The internet, being what it is, makes it extremely difficult to find good pieces of reading. There is almost a celebration of stupidity (think 9gag.com) in the name of humour. (In its defence, there are some memes on the site that are genuinely funny. For the most part, though, I stand with what I said.)
A reliable source of good pieces to read that I frequent is The Browser. It’s tag line, Writing Worth Reading, is spot on. Most times, when I drop in for my daily dose, there manages to be something that piques my interest. Though there is a tendency for me to gravitate towards philosophy, religion, writing and science, some of the literature there on other topics are sufficiently interesting to warrant the occasional click.
Interviews with writers are something of a special interest for me. I admire their often swift wit, and more than anything, their way with words.

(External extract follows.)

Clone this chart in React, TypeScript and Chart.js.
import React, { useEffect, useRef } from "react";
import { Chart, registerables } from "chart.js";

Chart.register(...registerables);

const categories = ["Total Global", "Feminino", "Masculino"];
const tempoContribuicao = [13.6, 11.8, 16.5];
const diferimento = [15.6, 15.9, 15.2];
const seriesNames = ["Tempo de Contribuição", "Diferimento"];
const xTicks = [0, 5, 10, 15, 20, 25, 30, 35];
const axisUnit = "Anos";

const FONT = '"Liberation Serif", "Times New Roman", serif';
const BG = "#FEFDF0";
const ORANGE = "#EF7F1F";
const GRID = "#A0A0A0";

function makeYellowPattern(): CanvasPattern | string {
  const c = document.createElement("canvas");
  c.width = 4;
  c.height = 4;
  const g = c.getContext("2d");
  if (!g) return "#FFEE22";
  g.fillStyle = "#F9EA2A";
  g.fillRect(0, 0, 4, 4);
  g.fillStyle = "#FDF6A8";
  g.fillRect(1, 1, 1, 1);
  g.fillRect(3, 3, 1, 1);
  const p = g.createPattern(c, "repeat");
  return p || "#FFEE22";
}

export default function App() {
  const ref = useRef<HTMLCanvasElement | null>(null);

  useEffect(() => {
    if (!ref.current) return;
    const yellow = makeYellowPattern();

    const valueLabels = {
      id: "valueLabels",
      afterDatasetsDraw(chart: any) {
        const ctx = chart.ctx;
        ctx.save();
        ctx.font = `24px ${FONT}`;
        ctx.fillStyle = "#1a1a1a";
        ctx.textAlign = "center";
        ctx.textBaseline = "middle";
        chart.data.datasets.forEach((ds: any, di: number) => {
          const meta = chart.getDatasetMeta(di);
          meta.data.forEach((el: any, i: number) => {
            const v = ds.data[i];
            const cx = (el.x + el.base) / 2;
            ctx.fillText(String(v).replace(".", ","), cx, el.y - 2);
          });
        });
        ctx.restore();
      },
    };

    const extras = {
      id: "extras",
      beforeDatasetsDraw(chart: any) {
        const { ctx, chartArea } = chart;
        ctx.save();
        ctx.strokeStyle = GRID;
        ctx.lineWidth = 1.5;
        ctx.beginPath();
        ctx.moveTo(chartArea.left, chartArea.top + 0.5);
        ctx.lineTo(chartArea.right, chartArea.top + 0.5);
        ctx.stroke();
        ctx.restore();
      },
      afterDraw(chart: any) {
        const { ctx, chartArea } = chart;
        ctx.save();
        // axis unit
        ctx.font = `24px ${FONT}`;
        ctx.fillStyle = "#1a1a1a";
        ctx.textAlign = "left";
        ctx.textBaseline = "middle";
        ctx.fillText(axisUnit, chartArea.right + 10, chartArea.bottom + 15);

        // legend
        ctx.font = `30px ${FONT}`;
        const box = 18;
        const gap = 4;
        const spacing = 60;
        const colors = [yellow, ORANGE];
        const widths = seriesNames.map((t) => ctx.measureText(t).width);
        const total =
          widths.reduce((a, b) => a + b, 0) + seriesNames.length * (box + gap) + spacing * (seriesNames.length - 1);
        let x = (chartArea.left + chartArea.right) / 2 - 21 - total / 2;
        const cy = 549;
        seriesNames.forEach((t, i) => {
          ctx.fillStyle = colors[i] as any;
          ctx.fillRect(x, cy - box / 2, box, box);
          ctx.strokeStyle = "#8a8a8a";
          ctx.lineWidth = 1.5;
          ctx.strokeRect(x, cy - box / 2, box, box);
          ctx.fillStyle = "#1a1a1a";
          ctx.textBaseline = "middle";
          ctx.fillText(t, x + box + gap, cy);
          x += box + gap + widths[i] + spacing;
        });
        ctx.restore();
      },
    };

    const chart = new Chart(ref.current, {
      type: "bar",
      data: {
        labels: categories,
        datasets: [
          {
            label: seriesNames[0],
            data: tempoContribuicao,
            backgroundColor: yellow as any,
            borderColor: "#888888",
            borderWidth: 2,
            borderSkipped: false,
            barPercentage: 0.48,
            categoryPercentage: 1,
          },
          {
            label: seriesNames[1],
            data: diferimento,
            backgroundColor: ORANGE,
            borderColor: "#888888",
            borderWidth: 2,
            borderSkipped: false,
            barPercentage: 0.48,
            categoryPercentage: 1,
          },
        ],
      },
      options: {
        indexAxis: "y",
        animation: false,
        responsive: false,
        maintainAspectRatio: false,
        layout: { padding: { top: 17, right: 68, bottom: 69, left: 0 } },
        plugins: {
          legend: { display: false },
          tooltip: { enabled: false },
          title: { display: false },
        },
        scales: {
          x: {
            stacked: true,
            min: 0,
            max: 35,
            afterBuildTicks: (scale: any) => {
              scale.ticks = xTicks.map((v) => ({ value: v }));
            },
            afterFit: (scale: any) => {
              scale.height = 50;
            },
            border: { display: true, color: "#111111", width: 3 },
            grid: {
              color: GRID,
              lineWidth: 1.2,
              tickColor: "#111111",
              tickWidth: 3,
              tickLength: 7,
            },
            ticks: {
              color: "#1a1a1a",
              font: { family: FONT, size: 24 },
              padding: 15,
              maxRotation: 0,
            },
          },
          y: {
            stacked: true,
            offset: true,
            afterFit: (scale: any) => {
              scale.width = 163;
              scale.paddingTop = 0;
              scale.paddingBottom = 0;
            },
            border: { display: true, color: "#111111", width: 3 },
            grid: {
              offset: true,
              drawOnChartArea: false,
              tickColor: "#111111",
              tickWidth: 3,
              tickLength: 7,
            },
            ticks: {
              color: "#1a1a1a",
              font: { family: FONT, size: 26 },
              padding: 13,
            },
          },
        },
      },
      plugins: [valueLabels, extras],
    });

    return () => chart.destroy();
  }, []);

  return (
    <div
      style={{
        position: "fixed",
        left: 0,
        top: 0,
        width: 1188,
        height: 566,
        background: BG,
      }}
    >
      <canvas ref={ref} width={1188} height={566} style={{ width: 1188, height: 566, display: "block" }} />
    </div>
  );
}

Now and again, I wonder unhappily if it was the fault of our education system that has caused our apparent inability to string words together quite as beautifully or wittily. Our writing look like starched uniforms. Rigid, utilitarian, and a product of officialdom. Did we not get enough practice? Or worse, have we been practicing with the wrong end in mind?
English Language Teachers
‘Structure your paragraphs properly!’
‘Where’s your topic sentence?’
‘Don’t begin your sentences with But!’
‘Be precise! Say what you mean!’
My replies, respectively
‘Fine.’ (This one is fair enough, I suppose; considering my pepper-shaker punctuation, and a tendency to compose run-on sentences, especially when under the pressure of a examination timer, you get what i mean. Fine, I concede this.)

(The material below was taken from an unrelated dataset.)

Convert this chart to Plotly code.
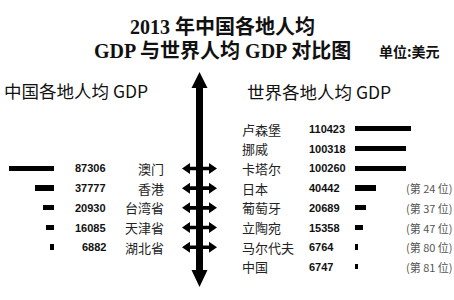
import plotly.graph_objects as go

# ---- data ----
china_regions = ["澳门", "香港", "台湾省", "天津省", "湖北省"]
china_gdp = [87306, 37777, 20930, 16085, 6882]

world_countries = ["卢森堡", "挪威", "卡塔尔", "日本", "葡萄牙", "立陶宛", "马尔代夫", "中国"]
world_gdp = [110423, 100318, 100260, 40442, 20689, 15358, 6764, 6747]
world_rank = [None, None, None, 24, 37, 47, 80, 81]

title_line1 = "2013 年中国各地人均"
title_line2 = "GDP 与世界人均 GDP 对比图"
unit_text = "单位:美元"
left_header = "中国各地人均 GDP"
right_header = "世界各地人均 GDP"

# ---- layout constants (pixels) ----
W, H = 454, 300
PX_PER_UNIT = 0.00051
CJK = "Noto Sans CJK SC"
NUMF = "Liberation Sans"

def px(x):
    return x / W

def py(y):
    return 1 - y / H

y_top, y_bot = 119.2, 276.8
ydom = [py(y_bot), py(y_top)]
n_world = len(world_countries)
shift = 2  # china rows align with world rows starting at index 2

fig = go.Figure()
fig.add_trace(go.Bar(
    y=world_countries, x=world_gdp, orientation="h",
    marker=dict(color="#000000", line=dict(width=0)), width=0.26,
    xaxis="x", yaxis="y", showlegend=False, hoverinfo="x+y"))
fig.add_trace(go.Bar(
    y=china_regions, x=china_gdp, orientation="h",
    marker=dict(color="#000000", line=dict(width=0)), width=0.26,
    xaxis="x2", yaxis="y2", showlegend=False, hoverinfo="x+y"))

right_x0 = 355
left_x1 = 54
fig.update_layout(
    width=W, height=H,
    margin=dict(l=0, r=0, t=0, b=0),
    paper_bgcolor="white", plot_bgcolor="rgba(0,0,0,0)",
    bargap=0,
    xaxis=dict(domain=[px(right_x0), 1], range=[0, (W - right_x0) / PX_PER_UNIT],
               visible=False, anchor="y"),
    yaxis=dict(domain=ydom, range=[n_world - 0.5, -0.5], visible=False,
               anchor="x", type="category"),
    xaxis2=dict(domain=[0, px(left_x1)], range=[left_x1 / PX_PER_UNIT, 0],
                visible=False, anchor="y2"),
    yaxis2=dict(domain=ydom, range=[n_world - 0.5 - shift, -0.5 - shift],
                visible=False, anchor="x2", type="category"),
)

ann = []
# titles
ann.append(dict(text="<b>" + title_line1 + "</b>", x=px(222), y=py(27), xref="paper", yref="paper",
                xanchor="center", yanchor="middle", showarrow=False,
                font=dict(family="Liberation Serif, " + CJK, size=20, color="#111")))
ann.append(dict(text="<b>" + title_line2 + "</b>", x=px(222), y=py(51), xref="paper", yref="paper",
                xanchor="center", yanchor="middle", showarrow=False,
                font=dict(family="Liberation Serif, " + CJK, size=20, color="#111")))
ann.append(dict(text="<b>" + unit_text + "</b>", x=px(377), y=py(51), xref="paper", yref="paper",
                xanchor="left", yanchor="middle", showarrow=False,
                font=dict(family=CJK, size=14, color="#111")))
ann.append(dict(text=left_header, x=px(2), y=py(90), xref="paper", yref="paper",
                xanchor="left", yanchor="middle", showarrow=False,
                font=dict(family=CJK, size=17.5, color="#111")))
ann.append(dict(text=right_header, x=px(245), y=py(91), xref="paper", yref="paper",
                xanchor="left", yanchor="middle", showarrow=False,
                font=dict(family=CJK, size=17.5, color="#111")))

# world rows
for i, (name, val, rk) in enumerate(zip(world_countries, world_gdp, world_rank)):
    ann.append(dict(text=name, x=px(240), y=i, xref="paper", yref="y",
                    xanchor="left", yanchor="middle", showarrow=False,
                    font=dict(family=CJK, size=13, color="#222")))
    ann.append(dict(text="<b>%d</b>" % val, x=px(307), y=i, xref="paper", yref="y",
                    xanchor="left", yanchor="middle", showarrow=False,
                    font=dict(family=NUMF, size=11, color="#111")))
    if rk is not None:
        ann.append(dict(text="(第 %d 位)" % rk, x=px(404), y=i, xref="paper", yref="y",
                        xanchor="left", yanchor="middle", showarrow=False,
                        font=dict(family=CJK, size=11, color="#555")))

# china rows
for i, (name, val) in enumerate(zip(china_regions, china_gdp)):
    ann.append(dict(text=name, x=px(166), y=i, xref="paper", yref="y2",
                    xanchor="right", yanchor="middle", showarrow=False,
                    font=dict(family=CJK, size=13, color="#222")))
    ann.append(dict(text="<b>%d</b>" % val, x=px(108), y=i, xref="paper", yref="y2",
                    xanchor="right", yanchor="middle", showarrow=False,
                    font=dict(family=NUMF, size=11, color="#111")))

fig.update_layout(annotations=ann)

# ---- arrows (decorations) ----
shapes = []
cx = 199.5
hw, headw = 3.5, 8
t_tip, t_base, b_base, b_tip = 72, 88, 270, 287
pts = [(cx, t_tip), (cx + headw, t_base), (cx + hw, t_base), (cx + hw, b_base),
       (cx + headw, b_base), (cx, b_tip), (cx - headw, b_base), (cx - hw, b_base),
       (cx - hw, t_base), (cx - headw, t_base)]
path = "M " + " L ".join("%.5f,%.5f" % (px(a), py(b)) for a, b in pts) + " Z"
shapes.append(dict(type="path", path=path, xref="paper", yref="paper",
                   fillcolor="#000", line=dict(width=0)))

# horizontal double arrows at each china row
hx0, hx1 = 182, 217
hl, hh, sh = 8, 5.5, 1.8
for i in range(len(china_regions)):
    pts = [(hx0, 0), (hx0 + hl, hh), (hx0 + hl, sh), (hx1 - hl, sh), (hx1 - hl, hh),
           (hx1, 0), (hx1 - hl, -hh), (hx1 - hl, -sh), (hx0 + hl, -sh), (hx0 + hl, -hh)]
    p = "M " + " L ".join("%.5f,%.2f" % (px(a), b) for a, b in pts) + " Z"
    shapes.append(dict(type="path", path=p, xref="paper", yref="y2",
                       ysizemode="pixel", yanchor=i,
                       fillcolor="#000", line=dict(width=0)))

fig.update_layout(shapes=shapes)

fig.write_html("out.html")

‘My topic sentence? I merely put in a break so that the reader would not be faced down by a monstrosity of a paragraph. Ever flipped onto a page of text that had no breaks and consequently had an overwhelming urge to just toss it? That’s what I’m trying to avoid. My topic sentence is in the last paragraph. If you, a teacher of the language cannot see that, I do not know who can.’

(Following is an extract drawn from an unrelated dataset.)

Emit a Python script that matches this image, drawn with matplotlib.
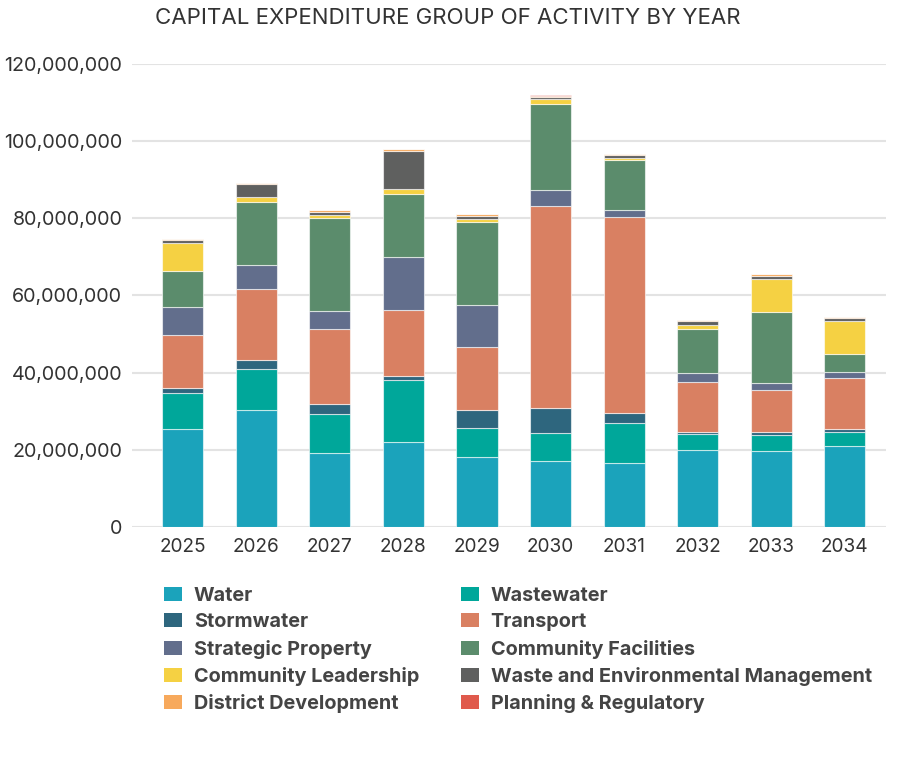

‘But it makes a strong topic sentence, especially in counterpoint!’
‘Perhaps my being imprecise is the whole point. Some points have to be purposefully made vague to create an air of ambiguity. Where’s the fun in being precise about something like pole dancing, for example? Why get technical when the mind is completely able to fathom images of pole dancers without further prodding. Why limit them to what you write?’
Words have texture. Words convey a multitude of meanings beyond their dictionary definitions. Lust without texture is simply sexual desire. It should then follow that a string of words would have the same effect. It is infinitely frustrating that today I have to ‘edit out’ writing that is taught at school just so that the right timbre is conveyed.
And so I will keep on trying.
This was mostly a rant. The remainder of it, a recommendation to visit The Browser. If you feel you have wasted some minutes you will never get back, well, too bad. It is what it is.